Instruction
Pull each line containing "code" out of the data and copy it.

Data
◇ ◇ ◇ ◇ ◇
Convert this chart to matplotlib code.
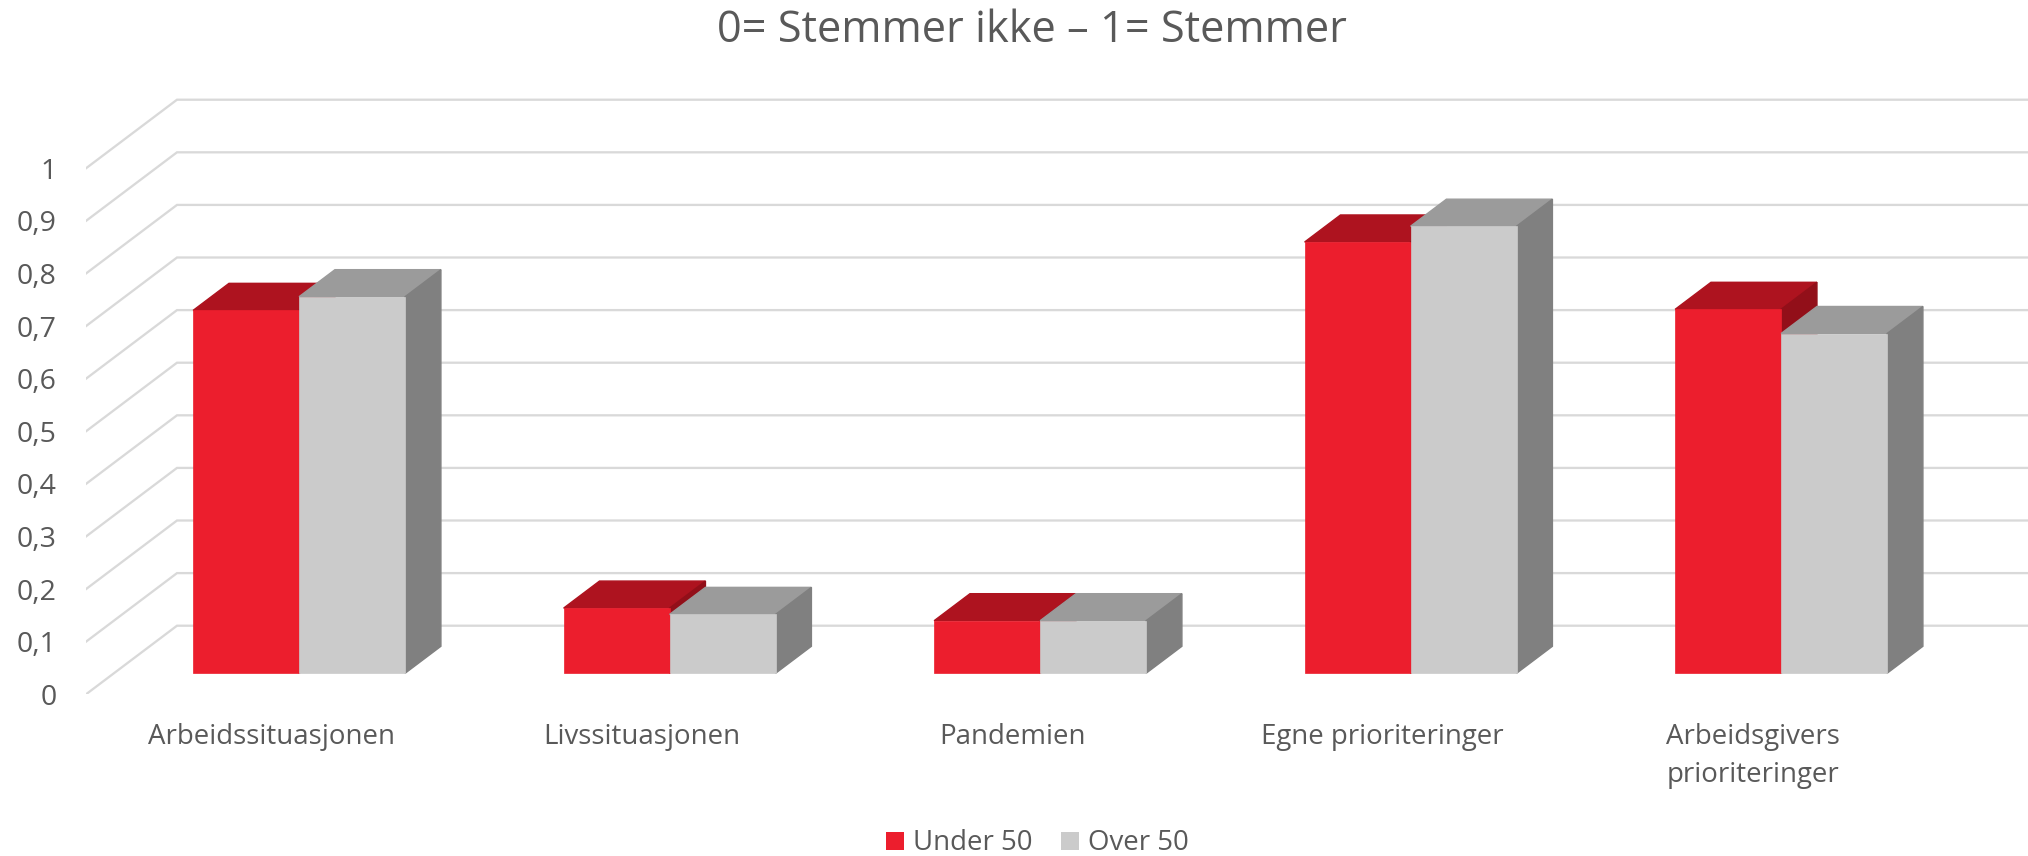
import matplotlib
matplotlib.use("Agg")
import matplotlib.pyplot as plt
from matplotlib.patches import Patch, Polygon

plt.rcParams['font.family'] = ['Open Sans', 'DejaVu Sans']

# --- data ---
categories = ["Arbeidssituasjonen", "Livssituasjonen", "Pandemien",
              "Egne prioriteringer", "Arbeidsgivers\nprioriteringer"]
under_50 = [0.69, 0.124, 0.10, 0.82, 0.692]
over_50 = [0.716, 0.112, 0.10, 0.85, 0.646]
tick_values = [0, 0.1, 0.2, 0.3, 0.4, 0.5, 0.6, 0.7, 0.8, 0.9, 1]
tick_labels = ["0", "0,1", "0,2", "0,3", "0,4", "0,5", "0,6", "0,7", "0,8", "0,9", "1"]
title = "0= Stemmer ikke – 1= Stemmer"
series_names = ["Under 50", "Over 50"]

# --- style ---
W, H, DPI = 2028, 856, 100
TEXT = "#595959"
GRID = "#D9D9D9"
RED = ("#EC1E2D", "#AE131F", "#920F19")    # front, top, side
GREY = ("#CBCBCB", "#9B9B9B", "#808080")
BAR_W = 0.286
DEPTH_X = 0.2456        # floor depth in x units
DEPTH_Y = 0.1304        # floor depth in y units
BAR_D0, BAR_D1 = 0.306, 0.70   # bar depth range as fraction of the floor depth

fig = plt.figure(figsize=(W / DPI, H / DPI), dpi=DPI)
ax = fig.add_axes([86 / W, (H - 694.3) / H, (W - 86) / W, 694.3 / H])
ax.set_xlim(-0.5, -0.5 + (W - 86) / 370.5)
ax.set_ylim(0, 694.3 / 526)
for s in ax.spines.values():
    s.set_visible(False)


def proj(x, v, d):
    return (x + DEPTH_X * d, v + DEPTH_Y * d)


# walls: slanted side line + long back line for every tick value
x_left, x_right = -0.5, len(categories) - 0.5
for v in tick_values:
    pts = [proj(x_left, v, 0), proj(x_left, v, 1), proj(x_right, v, 1)]
    ax.plot(*zip(*pts), color=GRID, lw=1.65, solid_joinstyle="miter", zorder=1)


def box(x0, v, colors, z):
    x1 = x0 + BAR_W
    top = [proj(x0, v, BAR_D0), proj(x1, v, BAR_D0), proj(x1, v, BAR_D1), proj(x0, v, BAR_D1)]
    side = [proj(x1, 0, BAR_D0), proj(x1, v, BAR_D0), proj(x1, v, BAR_D1), proj(x1, 0, BAR_D1)]
    front = [proj(x0, 0, BAR_D0), proj(x1, 0, BAR_D0), proj(x1, v, BAR_D0), proj(x0, v, BAR_D0)]
    # the wider edges on top and side tuck under the front face, so no seam shows
    for poly, c, dz, lw in ((top, colors[1], 0, 1.0), (side, colors[2], 0.1, 1.0), (front, colors[0], 0.2, 0.5)):
        ax.add_patch(Polygon(poly, closed=True, facecolor=c, edgecolor=c, lw=lw,
                             joinstyle="miter", zorder=z + dz))


for i, (u, o) in enumerate(zip(under_50, over_50)):
    box(i - BAR_W, u, RED, 2 + i)
    box(i, o, GREY, 2.5 + i)

ax.set_yticks(tick_values, tick_labels)
ax.set_xticks(range(len(categories)), categories, linespacing=1.5)
ax.tick_params(axis="both", length=0, labelcolor=TEXT)
ax.tick_params(axis="y", labelsize=20.5, pad=21)
ax.tick_params(axis="x", labelsize=19.9, pad=20.5)

fig.text(1032 / W, 1 - 31 / H, title, ha="center", va="center", color=TEXT, fontsize=31.2)

handles = [Patch(facecolor=RED[0], label=series_names[0]), Patch(facecolor=GREY[0], label=series_names[1])]
leg = fig.legend(handles=handles, loc="center", bbox_to_anchor=(1037.5 / W, 1 - 843.5 / H), ncol=2,
                 frameon=False, fontsize=19.9, handlelength=0.65, handleheight=0.65,
                 handletextpad=0.32, columnspacing=1.05, labelcolor=TEXT)

fig.savefig("out.png", dpi=DPI)
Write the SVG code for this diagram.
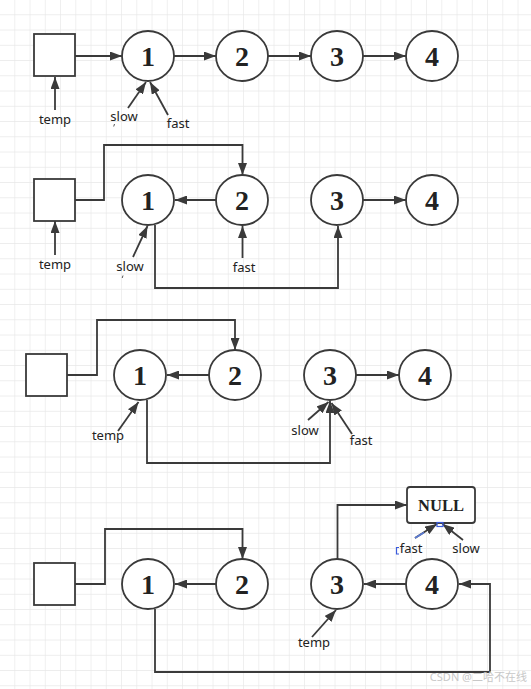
<svg xmlns="http://www.w3.org/2000/svg" width="531" height="689" viewBox="0 0 531 689">
<style>
.nd{fill:#fff;stroke:#3a3a3a;stroke-width:1.8}
.num{font-family:"Liberation Serif","Times New Roman",serif;font-weight:bold;font-size:28px;fill:#222;text-anchor:middle}
.nul{font-family:"Liberation Serif","Times New Roman",serif;font-weight:bold;font-size:16.5px;fill:#222;text-anchor:middle}
.lb{font-family:"Noto Sans","Liberation Sans",Arial,sans-serif;font-size:13px;fill:#222;text-anchor:middle}
.ln{fill:none;stroke:#3a3a3a;stroke-width:1.8}
.ar{marker-end:url(#ah)}
.sel{fill:none;stroke:#3b5bdb;stroke-width:1.2}
.wm{font-family:"Noto Sans","Noto Sans CJK SC",sans-serif;font-size:11px;fill:#c8c8c8;text-anchor:end}
</style>
<defs>
<pattern id="grid" width="15.25" height="15.25" patternUnits="userSpaceOnUse">
<path d="M15.25 0V15.25M0 15.25H15.25" fill="none" stroke="#e8e8e8" stroke-width="1.3"/>
</pattern>
<marker id="ah" markerUnits="userSpaceOnUse" markerWidth="12" markerHeight="9" refX="12" refY="4.5" orient="auto">
<path d="M0,0 L12,4.5 L0,9 z" fill="#3a3a3a"/>
</marker>
</defs>
<rect width="531" height="689" fill="#fff"/>
<rect width="531" height="689" fill="url(#grid)"/>

<!-- Row 1 -->
<g id="r1-temp-box"><rect class="nd" x="34" y="34" width="41" height="42"/></g>
<g id="r1-n1"><ellipse class="nd" cx="148" cy="56" rx="26" ry="25"/><text class="num" x="148" y="66">1</text></g>
<g id="r1-n2"><ellipse class="nd" cx="242" cy="56" rx="26" ry="25"/><text class="num" x="242" y="66">2</text></g>
<g id="r1-n3"><ellipse class="nd" cx="337" cy="56" rx="26" ry="25"/><text class="num" x="337" y="66">3</text></g>
<g id="r1-n4"><ellipse class="nd" cx="432" cy="56" rx="26" ry="25"/><text class="num" x="432" y="66">4</text></g>
<g id="r1-labels">
<text class="lb" x="55" y="124">temp</text>
<text class="lb" x="124" y="121">slow</text>
<text class="lb" x="178" y="128">fast</text>
</g>

<!-- Row 2 -->
<g id="r2-temp-box"><rect class="nd" x="34" y="179" width="41" height="42"/></g>
<g id="r2-n1"><ellipse class="nd" cx="148" cy="200" rx="26" ry="25"/><text class="num" x="148" y="210">1</text></g>
<g id="r2-n2"><ellipse class="nd" cx="242" cy="200" rx="26" ry="25"/><text class="num" x="242" y="210">2</text></g>
<g id="r2-n3"><ellipse class="nd" cx="337" cy="200" rx="26" ry="25"/><text class="num" x="337" y="210">3</text></g>
<g id="r2-n4"><ellipse class="nd" cx="432" cy="200" rx="26" ry="25"/><text class="num" x="432" y="210">4</text></g>
<g id="r2-labels">
<text class="lb" x="55" y="269">temp</text>
<text class="lb" x="130" y="271">slow</text>
<text class="lb" x="244" y="272">fast</text>
</g>

<!-- Row 3 -->
<g id="r3-temp-box"><rect class="nd" x="26" y="354" width="41" height="42"/></g>
<g id="r3-n1"><ellipse class="nd" cx="140" cy="375" rx="26" ry="25"/><text class="num" x="140" y="385">1</text></g>
<g id="r3-n2"><ellipse class="nd" cx="235" cy="375" rx="26" ry="25"/><text class="num" x="235" y="385">2</text></g>
<g id="r3-n3"><ellipse class="nd" cx="330" cy="375" rx="26" ry="25"/><text class="num" x="330" y="385">3</text></g>
<g id="r3-n4"><ellipse class="nd" cx="425" cy="375" rx="26" ry="25"/><text class="num" x="425" y="385">4</text></g>
<g id="r3-labels">
<text class="lb" x="108" y="440">temp</text>
<text class="lb" x="305" y="435">slow</text>
<text class="lb" x="361" y="445">fast</text>
</g>

<!-- Row 4 -->
<g id="r4-temp-box"><rect class="nd" x="34" y="563" width="41" height="42"/></g>
<g id="r4-n1"><ellipse class="nd" cx="148" cy="584" rx="26" ry="25"/><text class="num" x="148" y="594">1</text></g>
<g id="r4-n2"><ellipse class="nd" cx="242" cy="584" rx="26" ry="25"/><text class="num" x="242" y="594">2</text></g>
<g id="r4-n3"><ellipse class="nd" cx="337" cy="584" rx="26" ry="25"/><text class="num" x="337" y="594">3</text></g>
<g id="r4-n4"><ellipse class="nd" cx="432" cy="584" rx="26" ry="25"/><text class="num" x="432" y="594">4</text></g>
<g id="r4-null"><rect class="nd" x="407" y="487" width="68" height="36" rx="3"/><text class="nul" x="441" y="511">NULL</text></g>
<g id="r4-labels">
<text class="lb" x="314" y="647">temp</text>
<text class="lb" x="411" y="553">fast</text>
<text class="lb" x="466" y="553">slow</text>
</g>

<g id="connectors">
<!-- row 1 -->
<path class="ln ar" d="M75,56 H122"/>
<path class="ln ar" d="M174,56 H216"/>
<path class="ln ar" d="M268,56 H311"/>
<path class="ln ar" d="M363,56 H406"/>
<path class="ln ar" d="M55,110 V77"/>
<path class="ln ar" d="M128,108 L146,82"/>
<path class="ln ar" d="M168,115 L150,82"/>
<!-- row 2 -->
<path class="ln ar" d="M75,200 H104 V145 H242.5 V175"/>
<path class="ln ar" d="M216,200 H175"/>
<path class="ln ar" d="M363,200 H406"/>
<path class="ln ar" d="M155,225 V288 H338 V226"/>
<path class="ln ar" d="M55,255 V221"/>
<path class="ln ar" d="M133,257 L147.5,226"/>
<path class="ln ar" d="M242.5,258 V226"/>
<!-- row 3 -->
<path class="ln ar" d="M67,375 H97 V320 H235 V350"/>
<path class="ln ar" d="M209,375 H167"/>
<path class="ln ar" d="M356,375 H399"/>
<path class="ln ar" d="M147,400 V463 H330 V401"/>
<path class="ln ar" d="M118,431 L138.5,402"/>
<path class="ln ar" d="M308,420 L328.5,402"/>
<path class="ln ar" d="M352,434 L331.5,403"/>
<!-- row 4 -->
<path class="ln ar" d="M75,584 H105 V529 H242.5 V559"/>
<path class="ln ar" d="M216,584 H175"/>
<path class="ln ar" d="M406,584 H364"/>
<path class="ln ar" d="M155,609 V672 H490 V584 H459"/>
<path class="ln ar" d="M337.5,559 V505 H407"/>
<path class="ln ar" d="M415,538 L437,524"/>
<path class="ln ar" d="M463,540 L442.5,524"/>
<path class="ln ar" d="M312,637 L336,610"/>
</g>

<g id="artifacts">
<path d="M114.5,124 l-0.8,2.5" stroke="#555" stroke-width="1" fill="none"/>
<path d="M123,275.5 l-0.8,2.5" stroke="#555" stroke-width="1" fill="none"/>
<path d="M415,538 L424,532.5" stroke="#5b7bd6" stroke-width="1.6" fill="none"/>
<rect class="sel" x="437" y="522.5" width="6" height="4"/>
<path class="sel" d="M399,547.5 H396.5 V554 H399"/>
</g>

<text class="wm" x="527" y="681">CSDN @二哈不在线</text>
</svg>
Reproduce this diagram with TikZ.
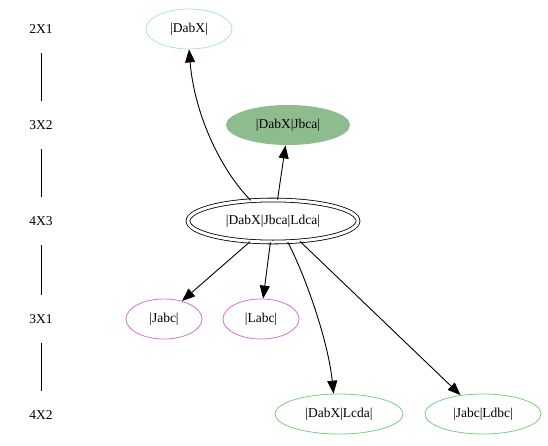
\documentclass[tikz,border=0pt]{standalone}
\usepackage{fontspec}
\setmainfont{Liberation Serif}
\usetikzlibrary{shapes.geometric,arrows.meta}
\definecolor{cyanline}{HTML}{B0E0E6}
\definecolor{violetline}{HTML}{DA70D6}
\definecolor{greenline}{HTML}{7CCD7C}
\definecolor{greenfill}{HTML}{8FBC8F}
\begin{document}
\begin{tikzpicture}[x=1pt,y=-1pt,
  every node/.style={font=\fontsize{13.5}{15}\selectfont},
  ov/.style={ellipse, draw, line width=0.8pt, inner sep=0pt, minimum height=40pt},
  rank/.style={inner sep=0pt, minimum height=48pt, minimum width=30pt},
  arr/.style={line width=0.9pt, -{Triangle[length=13pt,width=10pt]}},
  rl/.style={line width=0.9pt}]
\useasboundingbox (0,0) rectangle (548,445);
% rank labels
\node[rank] (r1) at (41,29) {2X1};
\node[rank] (r2) at (41,125) {3X2};
\node[rank] (r3) at (41,221) {4X3};
\node[rank] (r4) at (41,319) {3X1};
\node[rank] (r5) at (41,415) {4X2};
\draw[rl] (r1) -- (r2);
\draw[rl] (r2) -- (r3);
\draw[rl] (r3) -- (r4);
\draw[rl] (r4) -- (r5);
% nodes
\node[ov, draw=cyanline, minimum width=86pt] (d) at (189,29) {|DabX|};
\node[ov, draw=none, fill=greenfill, minimum width=124pt] (j) at (288,125) {|DabX|Jbca|};
\node[ellipse, draw, line width=0.8pt, double, double distance=3pt, inner sep=0pt, minimum width=170pt, minimum height=42pt] (m) at (273,221) {|DabX|Jbca|Ldca|};
\node[ov, draw=violetline, minimum width=76pt] (ja) at (164,319) {|Jabc|};
\node[ov, draw=violetline, minimum width=76pt] (la) at (261,319) {|Labc|};
\node[ov, draw=greenline, minimum width=128pt] (lc) at (339,414) {|DabX|Lcda|};
\node[ov, draw=greenline, minimum width=116pt] (ld) at (483,414) {|Jabc|Ldbc|};
% edges
\draw[arr] (m.137) .. controls (225,175) and (195,120) .. (d.south);
\draw[arr] (m.78) -- (j.263);
\draw[arr] (m.222) -- (ja.45);
\draw[arr] (m.263) -- (la.84);
\draw[arr] (m.305) .. controls (305,275) and (328,340) .. (lc.105);
\draw[arr] (m.323) -- (ld.140);
\end{tikzpicture}
\end{document}
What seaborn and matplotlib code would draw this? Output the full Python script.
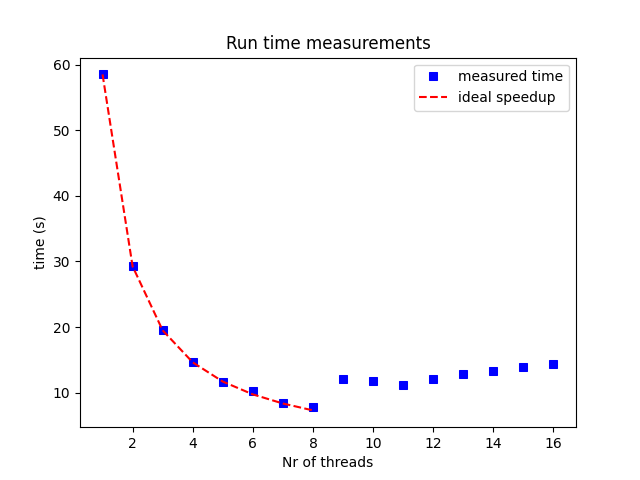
import matplotlib
matplotlib.use("Agg")
import matplotlib.pyplot as plt
import seaborn as sns

threads = [1, 2, 3, 4, 5, 6, 7, 8, 9, 10, 11, 12, 13, 14, 15, 16]
measured = [58.5, 29.3, 19.55, 14.7, 11.7, 10.2, 8.4, 7.8, 12.05, 11.75, 11.15, 12.05, 12.85, 13.3, 13.9, 14.35]
ideal_threads = [1, 2, 3, 4, 5, 6, 7, 8]
ideal = [58.5, 29.25, 19.5, 14.63, 11.7, 9.75, 8.36, 7.31]

fig, ax = plt.subplots(figsize=(6.4, 4.8), dpi=100)
sns.lineplot(x=threads, y=measured, ax=ax, color="blue", marker="s", linestyle="",
             markersize=6, markeredgecolor="blue", label="measured time")
sns.lineplot(x=ideal_threads, y=ideal, ax=ax, color="red", linestyle="--",
             label="ideal speedup")
ax.set_title("Run time measurements")
ax.set_xlabel("Nr of threads")
ax.set_ylabel("time (s)")
ax.legend(loc="upper right")
fig.savefig("out.png", dpi=100)
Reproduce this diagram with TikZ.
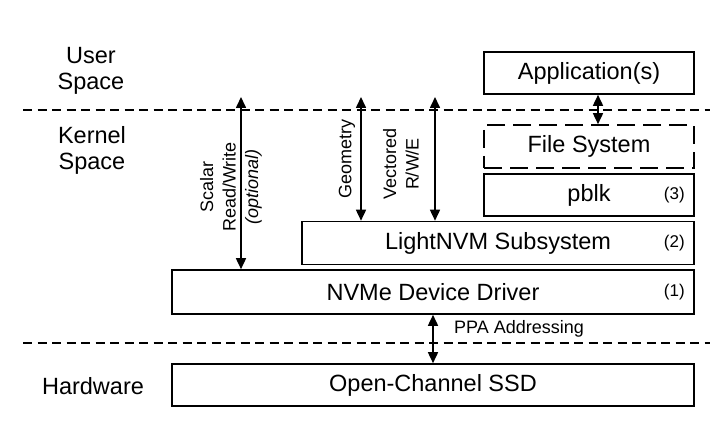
\documentclass[tikz,border=0pt]{standalone}
\usepackage{fontspec}
\setmainfont{Liberation Sans}
\usetikzlibrary{arrows.meta,positioning,calc}

\begin{document}
\begin{tikzpicture}[x=1pt,y=-1pt,>={Triangle[length=11pt,width=10pt]},line width=1.6pt,
    layer box/.style={draw,inner sep=0pt,font=\fontsize{23.5}{26}\selectfont},
    side label/.style={align=center,font=\fontsize{23.5}{26}\selectfont},
    call label/.style={rotate=90,align=center,font=\fontsize{18}{22.5}\selectfont},
    num label/.style={anchor=east,font=\fontsize{17}{20}\selectfont},
    sep line/.style={dash pattern=on 9pt off 5.5pt}]

    \useasboundingbox (0,0) rectangle (727,427);

    % separators between the spaces
    \foreach \y/\name in {110/upper,343/lower}{
        \coordinate (\name west) at (23,\y);
        \coordinate (\name east) at (710,\y);
        \draw[sep line] (\name west) -- (\name east);
    }

    % side labels
    \node[side label] (user) at (91,71) {User\\Space};
    \node[side label] (kernel) at (92,150) {Kernel\\Space};
    \node[side label] (hw) at (93,386) {Hardware};

    % layers
    \node[layer box,minimum width=210pt,minimum height=42pt] (app) at (589,73) {Application(s)};
    \node[layer box,minimum width=210pt,minimum height=43pt,dash pattern=on 18pt off 8pt] (fs) at (589,146.5) {File System};
    \node[layer box,minimum width=210pt,minimum height=42pt] (pblk) at (589,195) {pblk};
    \node[layer box,minimum width=392pt,minimum height=43pt] (lnvm) at (498,243) {LightNVM Subsystem};
    \node[layer box,minimum width=522pt,minimum height=44pt] (nvme) at (433,292) {NVMe Device Driver};
    \node[layer box,minimum width=522pt,minimum height=42pt] (ssd) at (433,385) {Open-Channel SSD};

    \foreach \layer/\num in {pblk/3,lnvm/2,nvme/1}{
        \node[num label] (num\num) at ([xshift=-6pt]\layer.east) {(\num)};
    }

    % interfaces
    \coordinate (scalar top) at (241,97);
    \coordinate (geo top) at (361,97);
    \coordinate (vec top) at (435,97);

    \path[<->]
        (scalar top) edge (scalar top |- nvme.north)
        (geo top) edge (geo top |- lnvm.north)
        (vec top) edge (vec top |- lnvm.north)
        ([xshift=9pt]app.south) edge ([xshift=9pt]fs.north)
        (nvme.south) edge (ssd.north)
    ;

    \node[call label] (scalar) at (231,187) {Scalar\\Read/Write\\\textit{(optional)}};
    \node[call label] (geo) at (347,159) {Geometry};
    \node[call label] (vec) at (401,164) {Vectored\\R/W/E};
    \node[anchor=west,font=\fontsize{18}{22.5}\selectfont] (ppa) at (450,329) {PPA Addressing};

\end{tikzpicture}
\end{document}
◇ ◇ ◇ ◇ ◇
Output of the exercise
Convert this chart to matplotlib code.
Write the SVG code for this diagram.
What seaborn and matplotlib code would draw this? Output the full Python script.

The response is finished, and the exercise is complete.